Pour le reste, il n'est pas dit que la victoire annoncée de l'ONUCI et de l'armée française en Côte d'Ivoire (et dont les rebelles ramasseront sans honte les lauriers), quand bien même elle serait effective et totale, consacrera cette véritable démocratie que d'aucuns croient fixée sur le bout des roquettes françaises.
A l'heure où j'écris ces lignes, l'Histoire est en marche, et cette marche ne s'arrête jamais. Comme l'Afrique, la Côte d'Ivoire, cette nation qui n'en finit pas de naître difficilement depuis la résistance à l'occupation française, ne perdra jamais! Quelle que soit la durée de la guerre, l'intensité des batailles, la forme du combat et la nature des ennemis.

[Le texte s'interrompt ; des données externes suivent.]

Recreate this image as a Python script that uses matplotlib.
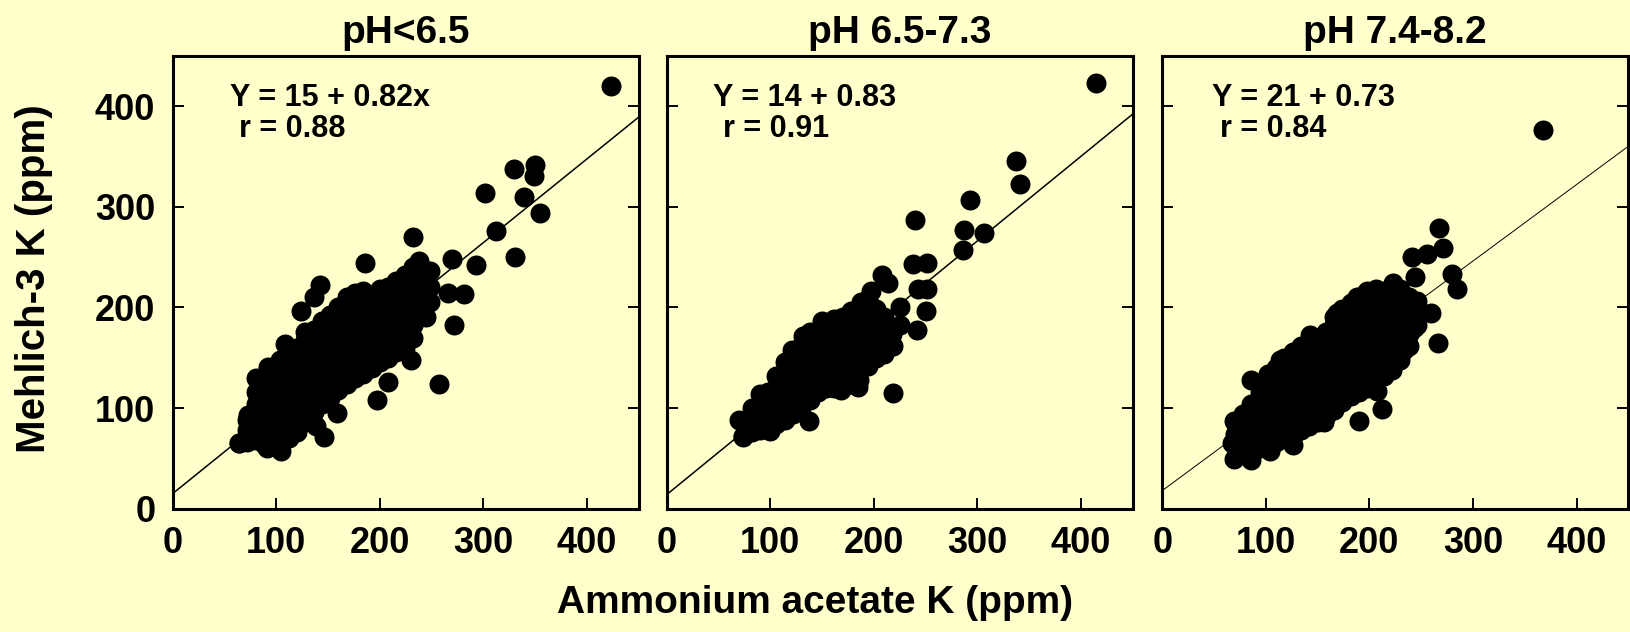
import matplotlib
matplotlib.use("Agg")
import matplotlib.pyplot as plt

# ---------------- data ----------------
titles = ["pH<6.5", "pH 6.5-7.3", "pH 7.4-8.2"]
eq_texts = ["Y = 15 + 0.82x", "Y = 14 + 0.83", "Y = 21 + 0.73"]
r_texts = ["r = 0.88", "r = 0.91", "r = 0.84"]
ticks = [0, 100, 200, 300, 400]
xlabel = "Ammonium acetate K (ppm)"
ylabel = "Mehlich-3 K (ppm)"

# fitted lines as drawn: y at x=0 and at x=450
line_x = [0, 450]
p1_line_y = [15, 389]
p2_line_y = [14, 392]
p3_line_y = [18, 360]

# Panel 1 (pH<6.5): dense band, column by column
p1_cols_x = [64, 72, 80, 88, 96, 104, 112, 120, 128, 136, 144, 152, 160, 168,
             176, 184, 192, 200, 208, 216, 224, 232, 240, 248]
p1_cols_y = [
    [65],
    [66, 78, 88],
    [68, 80, 92, 104, 116],
    [64, 76, 88, 100, 112, 124],
    [62, 74, 86, 98, 110, 122, 132],
    [66, 78, 90, 102, 114, 126, 138, 148],
    [70, 82, 94, 106, 118, 130, 142, 154],
    [76, 88, 100, 112, 124, 136, 148, 160],
    [86, 98, 110, 122, 134, 146, 158, 168],
    [96, 108, 120, 132, 144, 156, 168, 178],
    [104, 116, 128, 140, 152, 164, 176, 186],
    [110, 122, 134, 146, 158, 170, 182, 192],
    [118, 130, 142, 154, 166, 178, 190, 200],
    [124, 136, 148, 160, 172, 184, 196, 210],
    [130, 142, 154, 166, 178, 190, 202, 214],
    [134, 146, 158, 170, 182, 194, 206, 216],
    [140, 152, 164, 176, 188, 200, 212],
    [146, 158, 170, 182, 194, 206, 218],
    [150, 162, 174, 186, 198, 210, 220],
    [156, 168, 180, 192, 204, 216, 226],
    [160, 172, 184, 196, 208, 220, 232],
    [170, 182, 194, 206, 218, 232, 240],
    [190, 202, 214, 226, 238],
    [205, 220, 236],
]
p1_out_x = [423, 330, 350, 349, 302, 339, 355, 312, 331, 293, 270, 266, 281, 272,
            257, 232, 186, 238, 245, 230, 208, 197, 159, 146, 142, 136, 124, 128,
            108, 80, 92, 64, 105, 91, 73, 138]
p1_out_y = [420, 337, 341, 330, 314, 310, 294, 276, 250, 242, 248, 214, 213, 182,
            124, 270, 244, 246, 190, 148, 126, 108, 95, 71, 222, 210, 196, 176,
            164, 130, 141, 65, 57, 60, 93, 82]

# Panel 2 (pH 6.5-7.3)
p2_cols_x = [74, 82, 90, 98, 106, 114, 122, 130, 138, 146, 154, 162, 170, 178,
             186, 194, 202, 210, 218]
p2_cols_y = [
    [72, 86],
    [76, 88, 100],
    [78, 90, 102, 114],
    [80, 92, 104, 116],
    [84, 96, 108, 120, 132],
    [88, 100, 112, 124, 136, 146],
    [94, 106, 118, 130, 142, 156],
    [100, 112, 124, 136, 148, 162],
    [108, 120, 132, 144, 156, 168, 176],
    [116, 128, 140, 152, 164, 176],
    [120, 132, 144, 156, 168, 180],
    [120, 132, 144, 156, 168, 180, 188],
    [122, 134, 146, 158, 170, 182, 190],
    [124, 136, 148, 160, 172, 184, 196],
    [128, 140, 152, 164, 176, 188, 200],
    [142, 154, 166, 178, 190, 208],
    [150, 162, 174, 186, 198],
    [154, 166, 178, 190],
    [162, 174],
]
p2_out_x = [415, 337, 341, 293, 287, 306, 286, 240, 238, 251, 243, 251, 250, 242,
            225, 225, 219, 208, 214, 197, 188, 137, 74, 70, 100, 168, 185, 219,
            121, 132, 150, 168]
p2_out_y = [423, 345, 323, 307, 277, 274, 257, 287, 243, 244, 218, 218, 196, 178,
            200, 182, 115, 232, 224, 216, 205, 87, 71, 88, 77, 118, 121, 162,
            158, 172, 186, 189]

# Panel 3 (pH 7.4-8.2)
p3_cols_x = [70, 78, 86, 94, 102, 110, 118, 126, 134, 142, 150, 158, 166, 174,
             182, 190, 198, 206, 214, 222, 230, 238, 246]
p3_cols_y = [
    [62, 74, 86],
    [60, 72, 84, 94],
    [58, 70, 82, 94, 104],
    [60, 72, 84, 96, 108, 116],
    [62, 74, 86, 98, 110, 122, 134],
    [66, 78, 90, 102, 114, 126, 140],
    [70, 82, 94, 106, 118, 130, 142, 150],
    [72, 84, 96, 108, 120, 132, 144, 156],
    [78, 90, 102, 114, 126, 138, 150, 162],
    [82, 94, 106, 118, 130, 142, 154, 166],
    [86, 98, 110, 122, 134, 146, 158, 170],
    [92, 104, 116, 128, 140, 152, 164, 176],
    [98, 110, 122, 134, 146, 158, 170, 182, 190],
    [106, 118, 130, 142, 154, 166, 178, 190, 198],
    [112, 124, 136, 148, 160, 172, 184, 196, 204],
    [116, 128, 140, 152, 164, 176, 188, 200, 210],
    [120, 132, 144, 156, 168, 180, 192, 204, 214],
    [126, 138, 150, 162, 174, 186, 198, 210, 218],
    [132, 144, 156, 168, 180, 192, 204, 216],
    [138, 150, 162, 174, 186, 198, 210, 220],
    [148, 160, 172, 184, 196, 208, 218],
    [162, 174, 186, 198, 210],
    [182, 194, 206],
]
p3_out_x = [368, 267, 271, 256, 241, 244, 280, 285, 259, 266, 243, 233, 212, 190,
            207, 156, 126, 104, 86, 69, 67, 69, 86, 114, 143, 169, 188, 198, 223,
            107, 93]
p3_out_y = [376, 279, 259, 253, 250, 230, 233, 218, 194, 165, 180, 158, 99, 87,
            117, 86, 63, 57, 48, 49, 65, 87, 128, 148, 173, 194, 210, 216, 224,
            126, 101]

# text positions (data coords)
eq_pos = [(55, 408), (45, 408), (48, 408)]
r_pos = [(64, 377), (54, 377), (56, 377)]

# ---------------- figure ----------------
BG = "#FFFFCC"
FONT = "Liberation Sans"
plt.rcParams["font.family"] = [FONT, "DejaVu Sans"]
plt.rcParams["font.weight"] = "bold"

W, H = 1630, 632
fig = plt.figure(figsize=(W / 100, H / 100), dpi=100, facecolor=BG)

ax_lefts = [172.7, 666.7, 1162.3]
ax_w = 466.0
ax_top, ax_bot = 55.7, 508.7

def flatten(cols_x, cols_y):
    xs, ys = [], []
    for cx, cy in zip(cols_x, cols_y):
        for v in cy:
            xs.append(cx)
            ys.append(v)
    return xs, ys

panels = [
    (p1_cols_x, p1_cols_y, p1_out_x, p1_out_y, p1_line_y, 1.1),
    (p2_cols_x, p2_cols_y, p2_out_x, p2_out_y, p2_line_y, 1.1),
    (p3_cols_x, p3_cols_y, p3_out_x, p3_out_y, p3_line_y, 0.7),
]

for i, (cx, cy, ox, oy, ly, lw) in enumerate(panels):
    ax = fig.add_axes([ax_lefts[i] / W, 1 - ax_bot / H, ax_w / W, (ax_bot - ax_top) / H])
    ax.set_facecolor(BG)
    bx, by = flatten(cx, cy)
    ax.plot(bx + ox, by + oy, "o", color="black", ms=14.4, mew=0, zorder=3)
    ax.plot(line_x, ly, color="black", lw=lw, zorder=2)
    ax.set_xlim(0, 450)
    ax.set_ylim(0, 450)
    ax.set_xticks(ticks)
    ax.set_yticks(ticks)
    ax.tick_params(axis="both", direction="in", length=7.7, width=1.4,
                   labelsize=26, pad=12.5)
    ax.tick_params(axis="y", right=True, left=True)
    ax.tick_params(axis="x", top=False)
    for lab in ax.get_xticklabels() + ax.get_yticklabels():
        lab.set_fontweight("bold")
    if i > 0:
        ax.set_yticklabels([])
    for sp in ax.spines.values():
        sp.set_linewidth(2.2)
    ax.set_title(titles[i], fontsize=28, fontweight="bold", pad=9)
    ax.text(eq_pos[i][0], eq_pos[i][1], eq_texts[i], fontsize=22,
            fontweight="bold", ha="left", va="center")
    ax.text(r_pos[i][0], r_pos[i][1], r_texts[i], fontsize=22,
            fontweight="bold", ha="left", va="center")

fig.text(0.5, 1 - 603 / H, xlabel, fontsize=28, fontweight="bold",
         ha="center", va="center")
fig.text(34 / W, 1 - 279 / H, ylabel, fontsize=29, fontweight="bold",
         ha="center", va="center", rotation=90)

fig.savefig("out.png", dpi=100, facecolor=BG)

Et comme disait Lumumba, "L’histoire dira un jour son mot, mais ce ne sera pas l’histoire qu’on enseignera à Bruxelles, Washington, Paris ou aux Nations Unies, mais celle qu’on enseignera dans les pays affranchis du colonialisme et de ses fantoches. L’Afrique écrira sa propre histoire et elle sera au nord et au sud dun Sahara une histoire de gloire et de dignité." Et je me permettrai d'ajouter "Ce ne sera pas non plus l'histoire des résolutions onusiennes, des informations mensongères et des prétextes politiques diffusés dans les médias de Bruxelles, de Washington, de Paris et des Nations Unies".
Fraternelles et patriotiques salutations à toutes et tous.